Labour contractors operate with impunity. Despite employers being required to provide piecework agreements in advance, workers are regularly paid unnegotiated rates. Payments to workers are frequently made off the books without any records.

Some contractors simply refused to pay their employees. Crook said the FWO had documented cases of “contractors disappearing at the end of harvest season with hundreds of thousands of dollars in wages that haven’t been paid to sometimes hundreds of employees.”

Businesses and contractors had sought to distance themselves from any culpability by creating multiple tiers of subcontractors.

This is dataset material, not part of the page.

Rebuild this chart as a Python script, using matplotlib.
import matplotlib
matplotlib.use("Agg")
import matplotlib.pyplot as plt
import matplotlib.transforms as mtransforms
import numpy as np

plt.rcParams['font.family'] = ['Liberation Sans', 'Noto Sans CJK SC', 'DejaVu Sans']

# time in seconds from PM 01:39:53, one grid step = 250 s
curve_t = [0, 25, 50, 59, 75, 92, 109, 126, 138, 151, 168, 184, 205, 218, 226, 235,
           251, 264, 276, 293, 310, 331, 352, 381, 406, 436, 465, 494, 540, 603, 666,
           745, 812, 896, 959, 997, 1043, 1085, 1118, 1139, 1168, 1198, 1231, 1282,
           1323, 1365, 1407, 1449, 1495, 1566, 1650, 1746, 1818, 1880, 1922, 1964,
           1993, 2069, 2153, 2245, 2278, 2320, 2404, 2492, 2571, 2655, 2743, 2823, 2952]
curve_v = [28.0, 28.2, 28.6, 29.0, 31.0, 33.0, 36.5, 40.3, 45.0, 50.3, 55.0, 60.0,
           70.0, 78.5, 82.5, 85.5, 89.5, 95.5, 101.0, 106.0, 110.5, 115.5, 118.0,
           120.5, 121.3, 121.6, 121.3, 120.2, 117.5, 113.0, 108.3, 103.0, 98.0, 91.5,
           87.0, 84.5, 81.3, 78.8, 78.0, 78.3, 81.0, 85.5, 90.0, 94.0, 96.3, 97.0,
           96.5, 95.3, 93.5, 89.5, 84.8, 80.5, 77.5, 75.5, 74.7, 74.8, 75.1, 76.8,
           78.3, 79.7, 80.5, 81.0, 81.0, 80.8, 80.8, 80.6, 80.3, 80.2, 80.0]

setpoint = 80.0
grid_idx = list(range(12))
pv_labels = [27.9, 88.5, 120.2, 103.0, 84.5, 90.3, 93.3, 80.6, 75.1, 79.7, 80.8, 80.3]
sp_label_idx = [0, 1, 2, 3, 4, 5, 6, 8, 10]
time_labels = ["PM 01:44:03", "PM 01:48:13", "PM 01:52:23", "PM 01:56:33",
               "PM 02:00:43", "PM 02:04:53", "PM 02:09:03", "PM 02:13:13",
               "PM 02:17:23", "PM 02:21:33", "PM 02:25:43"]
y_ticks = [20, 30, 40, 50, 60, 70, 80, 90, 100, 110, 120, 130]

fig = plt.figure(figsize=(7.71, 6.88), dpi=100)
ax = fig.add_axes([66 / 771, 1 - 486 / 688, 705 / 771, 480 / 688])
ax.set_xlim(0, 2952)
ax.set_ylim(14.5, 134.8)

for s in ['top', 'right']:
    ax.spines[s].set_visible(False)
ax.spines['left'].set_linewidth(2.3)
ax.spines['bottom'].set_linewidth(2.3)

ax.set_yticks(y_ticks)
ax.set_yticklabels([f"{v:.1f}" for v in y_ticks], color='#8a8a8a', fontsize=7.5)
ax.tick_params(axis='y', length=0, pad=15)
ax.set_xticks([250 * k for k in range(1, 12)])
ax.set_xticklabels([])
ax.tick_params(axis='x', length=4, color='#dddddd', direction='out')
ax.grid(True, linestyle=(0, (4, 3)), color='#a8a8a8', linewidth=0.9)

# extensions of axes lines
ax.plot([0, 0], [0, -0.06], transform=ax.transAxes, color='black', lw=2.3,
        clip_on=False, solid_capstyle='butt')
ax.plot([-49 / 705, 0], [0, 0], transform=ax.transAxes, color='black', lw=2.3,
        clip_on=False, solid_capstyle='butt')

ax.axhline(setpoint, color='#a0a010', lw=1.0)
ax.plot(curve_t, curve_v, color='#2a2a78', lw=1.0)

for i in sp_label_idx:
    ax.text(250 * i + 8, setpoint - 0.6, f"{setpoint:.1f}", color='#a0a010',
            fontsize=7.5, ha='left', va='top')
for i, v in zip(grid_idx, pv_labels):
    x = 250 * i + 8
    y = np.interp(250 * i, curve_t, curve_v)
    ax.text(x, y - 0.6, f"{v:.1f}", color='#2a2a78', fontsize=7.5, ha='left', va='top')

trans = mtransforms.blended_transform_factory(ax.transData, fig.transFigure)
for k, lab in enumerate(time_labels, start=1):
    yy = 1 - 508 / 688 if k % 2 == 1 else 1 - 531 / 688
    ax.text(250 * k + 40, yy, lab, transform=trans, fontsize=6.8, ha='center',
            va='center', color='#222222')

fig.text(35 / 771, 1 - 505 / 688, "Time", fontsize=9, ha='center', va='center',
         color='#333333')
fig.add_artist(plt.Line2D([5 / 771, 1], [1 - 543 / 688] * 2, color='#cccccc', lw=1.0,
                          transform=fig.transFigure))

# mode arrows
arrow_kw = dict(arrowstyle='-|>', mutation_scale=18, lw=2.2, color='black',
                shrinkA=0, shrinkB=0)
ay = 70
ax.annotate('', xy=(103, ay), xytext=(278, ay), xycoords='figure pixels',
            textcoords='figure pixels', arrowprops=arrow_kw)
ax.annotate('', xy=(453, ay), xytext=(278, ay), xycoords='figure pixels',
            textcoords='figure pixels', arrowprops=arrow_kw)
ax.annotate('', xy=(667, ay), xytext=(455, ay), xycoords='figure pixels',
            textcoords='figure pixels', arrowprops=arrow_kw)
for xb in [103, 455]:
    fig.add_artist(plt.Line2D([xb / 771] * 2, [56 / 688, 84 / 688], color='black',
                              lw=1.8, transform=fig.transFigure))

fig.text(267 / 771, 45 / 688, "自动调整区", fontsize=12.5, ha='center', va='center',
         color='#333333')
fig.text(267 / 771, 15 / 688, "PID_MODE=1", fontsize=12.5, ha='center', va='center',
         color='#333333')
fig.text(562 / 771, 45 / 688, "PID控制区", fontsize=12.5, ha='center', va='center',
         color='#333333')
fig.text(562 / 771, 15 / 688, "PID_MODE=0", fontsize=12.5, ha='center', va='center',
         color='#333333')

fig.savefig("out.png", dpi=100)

The horticulture industry, with annual revenues of $70 billion, depends heavily upon temporary migrant labourers. The Australian Bureau of Agricultural and Resource Economics and Sciences estimated that 70 percent of farmers rely on foreign labour. A separate University of Adelaide report placed the figure at 78 percent.

The FWO findings are the latest in a series of reports examining the exploitative practices in the sector.

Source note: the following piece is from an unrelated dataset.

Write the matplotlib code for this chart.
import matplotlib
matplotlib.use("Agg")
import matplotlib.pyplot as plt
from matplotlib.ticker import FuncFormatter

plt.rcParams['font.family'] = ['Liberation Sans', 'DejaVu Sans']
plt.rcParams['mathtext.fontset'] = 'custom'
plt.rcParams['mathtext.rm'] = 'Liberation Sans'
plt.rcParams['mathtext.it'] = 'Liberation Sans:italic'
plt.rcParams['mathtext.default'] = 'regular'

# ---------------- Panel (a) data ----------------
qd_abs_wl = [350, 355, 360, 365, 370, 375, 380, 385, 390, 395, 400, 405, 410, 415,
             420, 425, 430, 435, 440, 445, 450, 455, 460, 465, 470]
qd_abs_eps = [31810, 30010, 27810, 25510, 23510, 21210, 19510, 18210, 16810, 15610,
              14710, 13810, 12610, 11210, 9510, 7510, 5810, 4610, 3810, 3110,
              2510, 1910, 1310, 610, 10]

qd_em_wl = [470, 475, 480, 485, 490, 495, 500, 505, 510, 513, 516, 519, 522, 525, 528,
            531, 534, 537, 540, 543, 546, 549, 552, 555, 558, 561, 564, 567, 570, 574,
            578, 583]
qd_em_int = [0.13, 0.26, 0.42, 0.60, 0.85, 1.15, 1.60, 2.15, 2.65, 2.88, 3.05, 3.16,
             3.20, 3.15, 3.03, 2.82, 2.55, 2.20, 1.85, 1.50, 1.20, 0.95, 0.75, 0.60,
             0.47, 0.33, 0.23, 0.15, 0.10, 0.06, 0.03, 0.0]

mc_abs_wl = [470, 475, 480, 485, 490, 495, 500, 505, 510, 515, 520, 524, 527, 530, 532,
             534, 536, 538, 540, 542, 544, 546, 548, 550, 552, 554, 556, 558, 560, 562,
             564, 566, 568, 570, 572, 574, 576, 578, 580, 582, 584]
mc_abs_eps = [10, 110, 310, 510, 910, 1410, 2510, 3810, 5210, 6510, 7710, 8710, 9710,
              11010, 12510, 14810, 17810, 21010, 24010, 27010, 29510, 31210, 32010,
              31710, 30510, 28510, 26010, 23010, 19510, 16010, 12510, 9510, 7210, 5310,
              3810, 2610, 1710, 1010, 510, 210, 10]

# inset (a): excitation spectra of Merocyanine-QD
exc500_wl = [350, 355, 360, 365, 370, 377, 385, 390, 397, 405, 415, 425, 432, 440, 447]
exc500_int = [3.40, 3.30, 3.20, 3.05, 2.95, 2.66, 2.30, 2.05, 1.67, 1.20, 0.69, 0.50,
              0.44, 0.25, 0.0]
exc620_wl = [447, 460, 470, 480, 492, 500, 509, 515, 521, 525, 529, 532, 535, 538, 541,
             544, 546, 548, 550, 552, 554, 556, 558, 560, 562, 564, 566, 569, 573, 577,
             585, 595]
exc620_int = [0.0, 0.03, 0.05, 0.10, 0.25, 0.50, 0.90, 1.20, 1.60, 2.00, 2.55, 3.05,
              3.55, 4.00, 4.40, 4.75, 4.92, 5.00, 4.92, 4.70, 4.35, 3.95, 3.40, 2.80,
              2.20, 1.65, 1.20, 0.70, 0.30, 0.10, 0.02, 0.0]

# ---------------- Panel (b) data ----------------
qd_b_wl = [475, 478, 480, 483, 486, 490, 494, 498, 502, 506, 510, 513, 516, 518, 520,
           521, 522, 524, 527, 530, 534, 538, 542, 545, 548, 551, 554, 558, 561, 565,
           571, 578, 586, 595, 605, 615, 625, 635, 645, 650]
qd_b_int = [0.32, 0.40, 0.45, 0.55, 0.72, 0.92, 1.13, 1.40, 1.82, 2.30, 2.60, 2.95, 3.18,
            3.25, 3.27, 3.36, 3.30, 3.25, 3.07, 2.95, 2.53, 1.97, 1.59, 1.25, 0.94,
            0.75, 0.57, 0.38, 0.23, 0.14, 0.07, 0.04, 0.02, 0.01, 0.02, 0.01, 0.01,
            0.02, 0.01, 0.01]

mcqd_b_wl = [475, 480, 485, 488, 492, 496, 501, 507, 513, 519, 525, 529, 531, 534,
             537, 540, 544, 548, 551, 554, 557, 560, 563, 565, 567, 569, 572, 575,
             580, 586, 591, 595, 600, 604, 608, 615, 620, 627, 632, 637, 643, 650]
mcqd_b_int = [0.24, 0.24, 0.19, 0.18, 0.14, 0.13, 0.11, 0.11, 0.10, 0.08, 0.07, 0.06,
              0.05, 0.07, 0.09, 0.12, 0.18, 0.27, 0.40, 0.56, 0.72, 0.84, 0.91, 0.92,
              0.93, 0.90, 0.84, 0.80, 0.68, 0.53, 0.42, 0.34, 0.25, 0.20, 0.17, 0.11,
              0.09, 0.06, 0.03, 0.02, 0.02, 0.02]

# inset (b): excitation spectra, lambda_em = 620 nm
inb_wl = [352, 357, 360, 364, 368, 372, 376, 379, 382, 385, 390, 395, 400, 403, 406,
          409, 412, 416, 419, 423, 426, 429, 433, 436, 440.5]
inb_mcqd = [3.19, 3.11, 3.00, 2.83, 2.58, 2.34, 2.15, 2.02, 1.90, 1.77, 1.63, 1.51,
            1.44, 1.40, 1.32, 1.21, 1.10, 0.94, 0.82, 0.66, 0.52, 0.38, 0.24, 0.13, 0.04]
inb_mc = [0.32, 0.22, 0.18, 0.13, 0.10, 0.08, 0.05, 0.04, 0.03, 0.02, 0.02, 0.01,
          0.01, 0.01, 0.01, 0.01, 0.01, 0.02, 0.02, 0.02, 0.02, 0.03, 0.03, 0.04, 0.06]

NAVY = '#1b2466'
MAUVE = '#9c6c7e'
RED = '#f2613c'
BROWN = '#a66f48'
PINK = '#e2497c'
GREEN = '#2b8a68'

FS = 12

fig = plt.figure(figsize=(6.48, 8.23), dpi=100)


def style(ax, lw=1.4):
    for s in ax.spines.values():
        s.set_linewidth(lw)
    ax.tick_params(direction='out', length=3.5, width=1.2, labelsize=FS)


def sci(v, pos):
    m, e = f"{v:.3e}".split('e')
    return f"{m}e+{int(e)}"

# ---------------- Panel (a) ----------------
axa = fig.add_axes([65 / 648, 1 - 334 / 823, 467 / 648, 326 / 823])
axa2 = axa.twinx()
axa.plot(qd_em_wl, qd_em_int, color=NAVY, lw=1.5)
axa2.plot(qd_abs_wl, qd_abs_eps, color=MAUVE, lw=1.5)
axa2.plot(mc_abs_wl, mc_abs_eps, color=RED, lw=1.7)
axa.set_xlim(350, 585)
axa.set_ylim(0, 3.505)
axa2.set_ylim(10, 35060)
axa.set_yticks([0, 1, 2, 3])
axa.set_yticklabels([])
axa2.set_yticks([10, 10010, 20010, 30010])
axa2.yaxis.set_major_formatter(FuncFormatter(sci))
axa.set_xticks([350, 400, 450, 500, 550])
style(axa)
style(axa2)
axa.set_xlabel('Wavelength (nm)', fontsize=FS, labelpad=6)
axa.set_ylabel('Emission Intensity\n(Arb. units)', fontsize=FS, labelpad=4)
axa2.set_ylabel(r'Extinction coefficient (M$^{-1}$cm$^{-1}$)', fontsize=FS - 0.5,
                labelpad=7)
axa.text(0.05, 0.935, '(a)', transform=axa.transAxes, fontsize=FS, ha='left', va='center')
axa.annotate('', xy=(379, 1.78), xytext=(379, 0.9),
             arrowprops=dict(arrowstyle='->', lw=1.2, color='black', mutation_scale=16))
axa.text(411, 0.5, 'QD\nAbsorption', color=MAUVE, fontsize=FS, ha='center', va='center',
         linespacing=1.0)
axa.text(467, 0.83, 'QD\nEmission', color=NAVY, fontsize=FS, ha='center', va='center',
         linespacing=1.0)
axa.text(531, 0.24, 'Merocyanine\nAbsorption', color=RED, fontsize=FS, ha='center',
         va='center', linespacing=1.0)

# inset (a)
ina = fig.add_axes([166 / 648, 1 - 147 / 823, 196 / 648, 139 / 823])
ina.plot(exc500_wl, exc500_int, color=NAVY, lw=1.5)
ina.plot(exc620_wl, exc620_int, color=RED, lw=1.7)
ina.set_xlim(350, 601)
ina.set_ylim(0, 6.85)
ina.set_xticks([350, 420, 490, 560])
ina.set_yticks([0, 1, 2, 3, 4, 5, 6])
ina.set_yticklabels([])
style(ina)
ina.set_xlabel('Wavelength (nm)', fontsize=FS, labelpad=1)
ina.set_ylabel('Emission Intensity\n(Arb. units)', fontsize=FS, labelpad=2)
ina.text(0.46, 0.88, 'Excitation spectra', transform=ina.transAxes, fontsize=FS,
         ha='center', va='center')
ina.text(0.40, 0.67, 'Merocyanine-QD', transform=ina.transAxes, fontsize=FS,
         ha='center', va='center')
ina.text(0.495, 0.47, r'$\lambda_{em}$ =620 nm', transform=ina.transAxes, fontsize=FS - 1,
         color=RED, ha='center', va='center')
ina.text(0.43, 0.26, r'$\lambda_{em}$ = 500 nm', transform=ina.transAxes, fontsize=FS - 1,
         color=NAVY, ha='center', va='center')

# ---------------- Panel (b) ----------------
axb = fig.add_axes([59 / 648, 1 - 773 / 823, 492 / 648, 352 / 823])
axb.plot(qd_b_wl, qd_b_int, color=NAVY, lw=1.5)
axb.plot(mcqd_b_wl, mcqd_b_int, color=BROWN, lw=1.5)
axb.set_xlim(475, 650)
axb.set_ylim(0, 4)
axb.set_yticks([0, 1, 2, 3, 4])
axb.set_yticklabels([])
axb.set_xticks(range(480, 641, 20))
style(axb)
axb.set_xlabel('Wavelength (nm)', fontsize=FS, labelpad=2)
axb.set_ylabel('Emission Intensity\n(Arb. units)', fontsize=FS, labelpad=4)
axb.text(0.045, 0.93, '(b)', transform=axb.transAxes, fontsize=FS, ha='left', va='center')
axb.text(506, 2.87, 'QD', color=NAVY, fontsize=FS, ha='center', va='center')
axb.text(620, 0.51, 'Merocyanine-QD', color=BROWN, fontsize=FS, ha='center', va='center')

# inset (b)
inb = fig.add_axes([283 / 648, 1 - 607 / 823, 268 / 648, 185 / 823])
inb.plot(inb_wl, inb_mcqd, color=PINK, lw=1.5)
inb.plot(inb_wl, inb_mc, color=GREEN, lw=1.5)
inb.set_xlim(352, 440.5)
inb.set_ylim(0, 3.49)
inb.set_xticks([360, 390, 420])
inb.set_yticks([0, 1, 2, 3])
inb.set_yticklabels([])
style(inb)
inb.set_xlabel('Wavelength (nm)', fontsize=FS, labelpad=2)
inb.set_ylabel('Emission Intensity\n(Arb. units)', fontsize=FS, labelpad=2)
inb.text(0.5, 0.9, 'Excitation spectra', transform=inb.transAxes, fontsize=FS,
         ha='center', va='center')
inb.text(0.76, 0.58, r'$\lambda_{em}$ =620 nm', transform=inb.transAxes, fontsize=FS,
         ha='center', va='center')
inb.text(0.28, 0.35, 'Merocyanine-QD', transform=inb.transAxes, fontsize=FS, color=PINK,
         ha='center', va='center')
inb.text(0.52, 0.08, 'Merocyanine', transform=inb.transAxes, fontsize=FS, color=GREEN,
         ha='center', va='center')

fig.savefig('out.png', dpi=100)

A 2016 FWO inquiry into the wages and conditions of employees on short-term 417 visas, found that 66 percent of the 4,000 foreign workers surveyed indicated that underpayment was routine. Around 28 percent said they did not receive any payment for some, or all, of the work that they performed.

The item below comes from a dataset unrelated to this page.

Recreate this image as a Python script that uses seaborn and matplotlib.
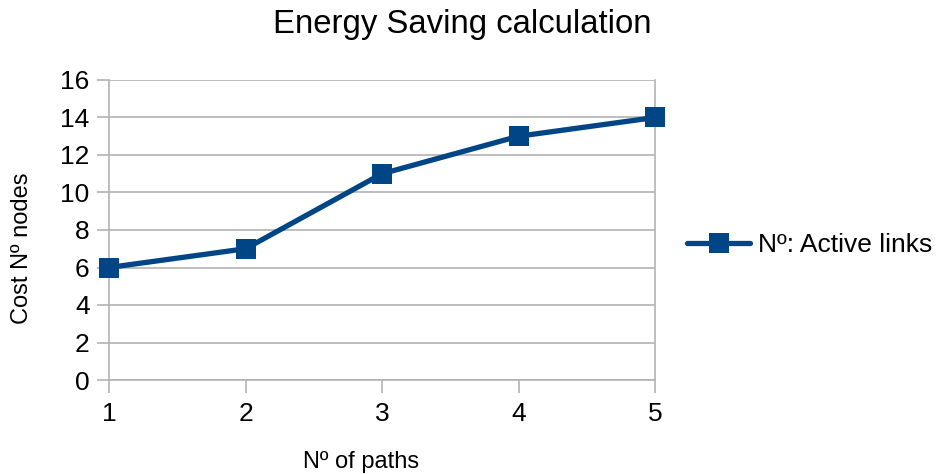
import matplotlib
matplotlib.use("Agg")
import matplotlib.pyplot as plt
import seaborn as sns
import pandas as pd

paths = [1, 2, 3, 4, 5]
active_links = [6, 7, 11, 13, 14]
series_name = "Nº: Active links"
y_ticks = [0, 2, 4, 6, 8, 10, 12, 14, 16]

sns.set_theme(style="white")
plt.rcParams['font.family'] = ['Liberation Sans', 'DejaVu Sans']

df = pd.DataFrame({"paths": paths, "links": active_links, "series": series_name})

fig = plt.figure(figsize=(9.39, 4.74), dpi=100)
ax = fig.add_axes([109 / 939, 1 - 380 / 474, (655 - 109) / 939, 300 / 474])

line_color = "#004586"
grid_color = "#b3b3b3"

sns.lineplot(data=df, x="paths", y="links", hue="series", palette=[line_color],
             marker="s", markersize=15, markeredgewidth=0, linewidth=3.8, ax=ax,
             clip_on=False, zorder=3)

ax.set_xlim(1, 5)
ax.set_ylim(0, 16)
ax.set_yticks(y_ticks)
ax.set_xticks(paths)
ax.yaxis.grid(True, color=grid_color, linewidth=1.2)
ax.xaxis.grid(False)
ax.set_axisbelow(True)

ax.spines["top"].set_visible(False)
for side in ["left", "right", "bottom"]:
    ax.spines[side].set_color(grid_color)
    ax.spines[side].set_linewidth(1.2)

ax.tick_params(axis="y", which="both", direction="out", length=9, width=1.2,
               color=grid_color, labelsize=19, pad=5, left=True)
ax.tick_params(axis="x", which="both", direction="out", length=9, width=1.2,
               color=grid_color, labelsize=19, pad=7, bottom=True)
for lbl in ax.get_xticklabels() + ax.get_yticklabels():
    lbl.set_color("#000000")

ax.set_xlabel("")
ax.set_ylabel("")
fig.text(361 / 939, 1 - 462 / 474, "Nº of paths", fontsize=17,
         ha="center", va="center", color="#000000")
fig.text(22 / 939, 1 - 248 / 474, "Cost Nº nodes", fontsize=17, rotation=90,
         ha="center", va="center", color="#000000")

fig.text(462 / 939, 1 - 25 / 474, "Energy Saving calculation", fontsize=23.7,
         ha="center", va="center", color="#000000")

leg = ax.legend(loc="center left", bbox_to_anchor=(687 / 939, 1 - 245 / 474),
                bbox_transform=fig.transFigure, frameon=False, borderpad=0,
                borderaxespad=0, fontsize=19, handlelength=2.4, handletextpad=0.3)
for t in leg.get_texts():
    t.set_color("#000000")
for h in leg.legend_handles:
    h.set_markersize(15)

fig.savefig("out.png", dpi=100)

The majority of those who spoke to the FWO said they did not report mistreatment for fear of further persecution.

The Wage Theft in Australia—Findings of the National Temporary Migrant Work Survey, published last year by the Migrant Worker Justice Initiative (MWJI), similarly found that 65 percent of international students, and 59 percent of backpackers, were paid $17 per hour or less, well below the official minimum wage of $22.13. A third of backpackers and a quarter of international students earned $12.

A substantial minority were subjected to severe abuse. Some 5 percent said their employer or accommodation provider seized their passport. Another 5 percent had to pay a deposit for a job, while 6 percent indicated they were charged a potentially unlawful fee for workplace training. As many as 45,000 foreign workers were working in forced labour conditions.

Despite these reports, nothing has been done to halt the super-exploitation. The FWO, a pro-business agency, has blamed the workers’ conditions on “dodgy labour hire contractors” but the abuses are systemic.

By focusing on supposed “rogue” operators, the FWO is covering up the responsibility of successive Labor and Liberal-National governments, along with the trade unions.

The Hawke and Keating Labor governments, with the support of the unions, initiated the elimination of tens of thousands of permanent jobs in the late 1980s and the early 1990s, gutting labour protections and creating a vast reserve of casual labour.

Every government since has deepened the process. Refugees, young migrants and holiday workers have become a key component of the rural workforce, with thousands performing low-paid seasonal work.

During the early 2000s, the Liberal-National government of John Howard introduced an option for 417 visa holders to stay an extra year in Australian if they performed 88 days of “specified work” in regional areas in the first year of their visit. The visa is designed to facilitate the type of exploitation documented by the FWO.

The National Union of Workers (NUW) recently said it is seeking to unionise the agricultural sector in a bid to end the mistreatment. For years, however, the NUW and other unions have displayed indifference to the plight of foreign workers. Because of their limited financial resources, the foreign workers have not been viewed as a potential market from which the union bureaucracy can extract membership dues.

At the same time, the unions have waged xenophobic campaigns, scapegoating foreign workers for the deepening social crisis. Based on a nationalist and pro-capitalist program, the unions are implacably hostile to the fight to unite workers, foreign and native-born alike, in a common struggle for decent jobs, wages and conditions for all.